Incidentally, the campaign to “cut down to size” and ultimately kick out Ruto is heightening concurrently with the abrupt resurrection of Kanu and quick registration of the Amani National Congress parties led by Gideon and Mudavadi. Clearly the hands of Kenya’s former first families led by retired Moi, Kibaki and former First lady Mama Ngina Kenyatta are at play behind the scenes.
Uhuru was elder Moi’s project and preferred successor in 2002 with Mudavadi the preferred vice president to protect vested interests while in 2012 Mudavadi was Kibaki’s project and preferred successor to be deputised by a person of Uhuru and Gideon’s choice.
Compounding things for Ruto is that the Moi family views him as the stumbling block in their political plan to retain control of the Kalenjin and Kamatusa in their hands and also his evident push to sideline Moilets in Kalenjin community and in their place prop up complete new faces that were mere spectators during the Nyayo years.
Could Ruto be suffering the  political curse of “the inevitable fate of the kingmaker” who must inevitably be crashed by the king after delivering the throne? In Kenya it has been perfected over the years by past holders of the presidency.
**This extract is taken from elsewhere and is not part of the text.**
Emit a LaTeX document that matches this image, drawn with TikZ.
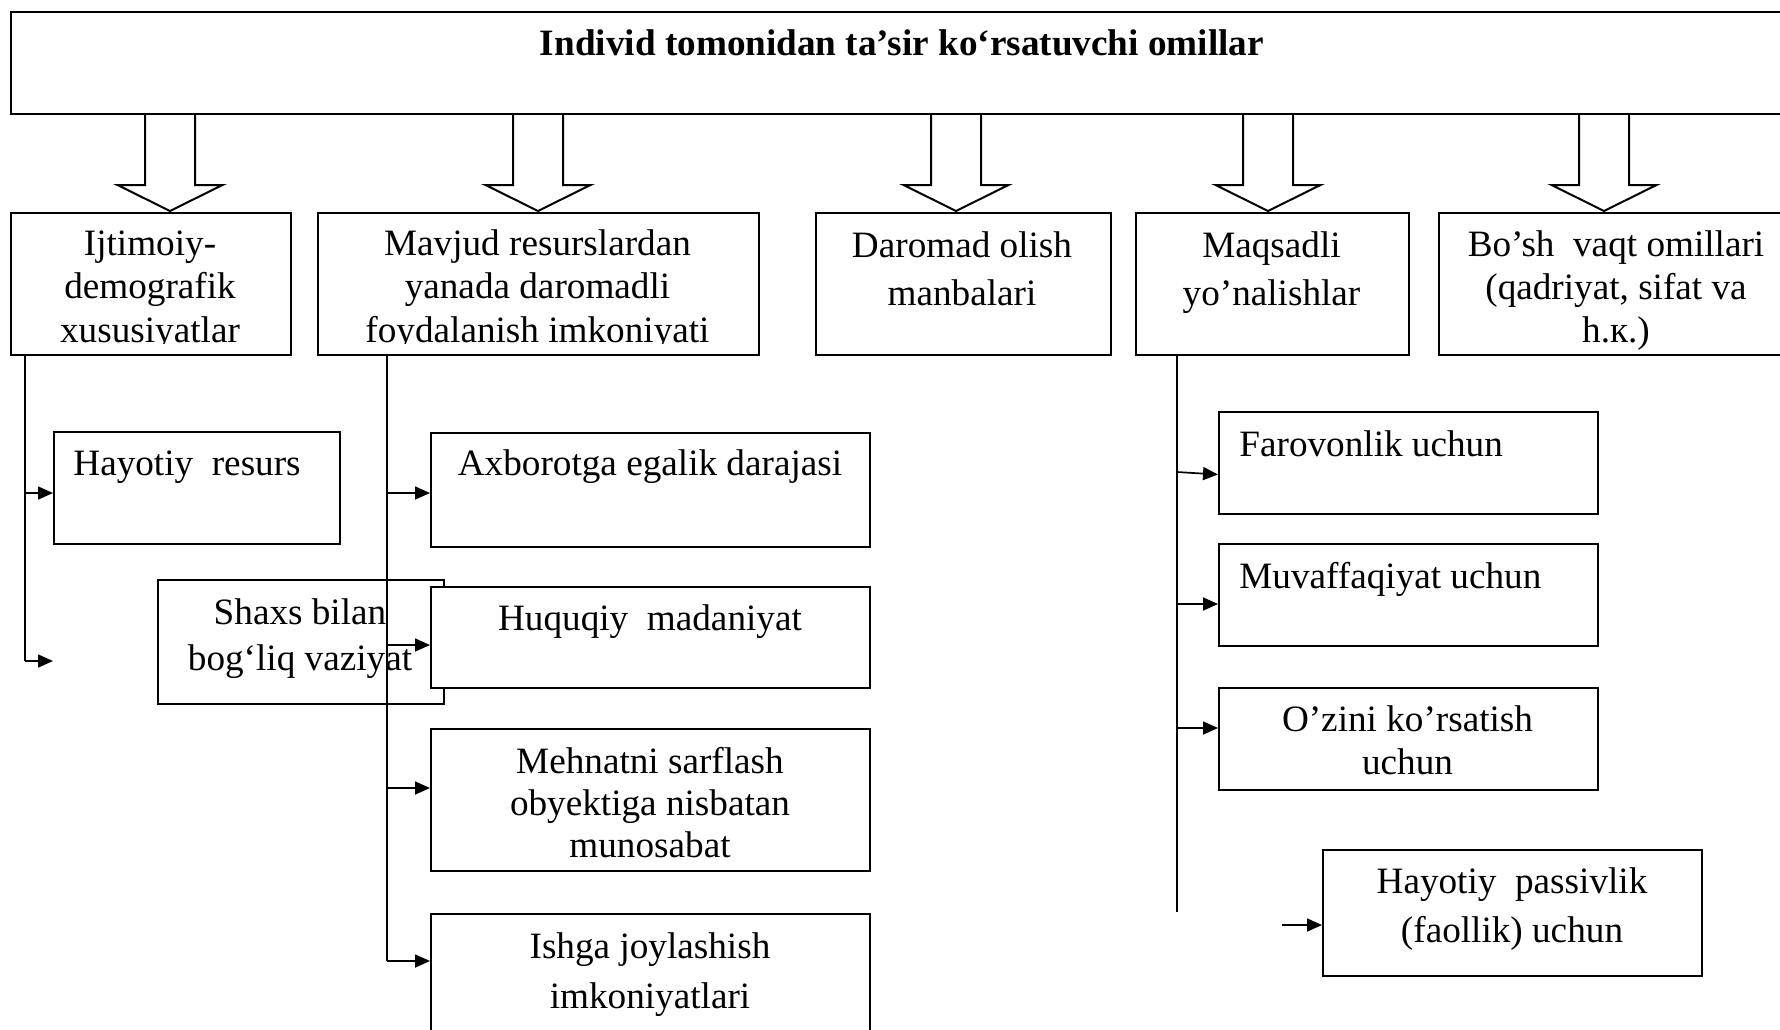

Jomo Kenyatta cannibalised Jaramogi and Tom Mboya in the 1960s, Moi did the same to Charles Njonjo and Kibaki in the 1980s while Kibaki messed up Raila Odinga and Kalonzo in the last decade.
This scenario that reeks of multiple betrayal is the course of confusion in URP where governors Isaac Ruto, Paul Chepkwony and MPs Alfred Keter and Zackayo Cheruiyot want to ship out altogether unless the current scenario is addressed while arch loyalists like Senator Kipchumba Murkomen and the self proclaimed Ruto successor Senator Charles Keter have slowed down and appear less active.
Interestingly, both Senators Murkomen and Keter were key players in an amorphous but powerful cartel of Jubilee legislators that also included senate majority leader  Kindiki Kithure blamed for all manner of abuse of power including coercing parastatal heads and principal secretaries to give hefty donations and lucrative tenders to their cronies.